Souvent présenté comme un pan écoresponsable de la mode, la fripe recouvre une économie fragmentée, mondialisée et pas toujours éthique. C’est ce qu’analyse l’anthropologue Emmanuelle Durand dans L’Envers des fripes (Premier Parallèle), fruit de cinq ans d'enquête ethnographique de terrain. Cet ouvrage donne la parole aux travailleurs de la seconde main, des centres de tri belges aux entrepôts de grossistes de Beyrouth. Refusant d’encenser ou de condamner cette filière, il restitue la complexité d’une économie en mutation et ses implications sociales, politiques et historiques. Entretien avec la chercheuse sur ces enjeux méconnus.
Votre ouvrage souligne un aspect encore peu documenté de la seconde main : son caractère ultra mondialisé. Pourquoi avez-vous choisi cette approche ?
Emmanuelle Durand : Mes recherches portent sur les dynamiques commerciales à partir d’une socio-anthropologie du travail. En démarrant ma thèse, j’ai choisi de me concentrer sur un objet : le vêtement usagé. En tant que matérialité au statut changeant (de rebut, il redevient marchandise désirable), la fripe relève à la fois des déchets et de la mode, deux bouts opposés de la valeur qui sont tous les deux assez méprisés car vus comme dévalorisant ou superficiel. Pour montrer ses implications sociales, économiques et politiques, je me suis intéressée aux circulations spatiales de cette catégorie de textile, mais aussi aux mains entre lesquelles elle passe.
D’après vos recherches, la fripe permet à la mode de surproduire sans sanctions économiques…

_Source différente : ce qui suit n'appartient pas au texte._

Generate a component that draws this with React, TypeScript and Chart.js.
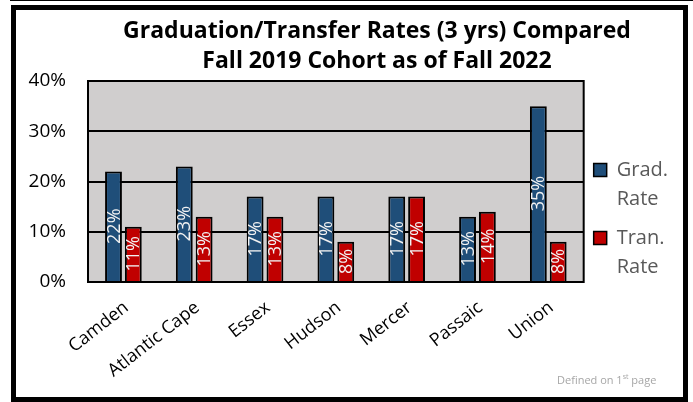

La fripe est un sujet faussement simple qui est unilatéralement présenté comme “alternatif”. Ses filières sont multiples et les modèles variés. Il existe des initiatives locales de dépôt-vente, parfois associatives, qui méritent d’être défendues. Avec le temps, la fripe s’est énormément complexifiée, on constate une diversification des acteurs : associations, boutiques privées, plateformes digitales, enseignes multinationales… Par ailleurs, de plus en plus de vêtements neufs irriguent certaines filières à cause de la surproduction, mais aussi des effets pervers de la loi AGEC : une loi avec de bonnes intentions de départ qui interdit la destruction des invendus. Elle invite - et même incite par une défiscalisation - les professionnels à donner leurs invendus aux associations (ainsi, 20% des invendus des marques y terminent d’après l’ADEME). Mais sur le terrain, certains “dons” sont en réalité invendables : ils ont été stockés dans des entrepôts humides, sont mal calibrés, de mauvaise qualité… Ainsi, la filière de la seconde main offre aux marchandises surnuméraires et défectueuses de l’industrie textile une voie de sortie : un marché. Cela autorise la fast fashion à se décharger de ses stocks - sans craindre d’être étouffée - et ainsi de poursuivre son rythme effréné de surproduction.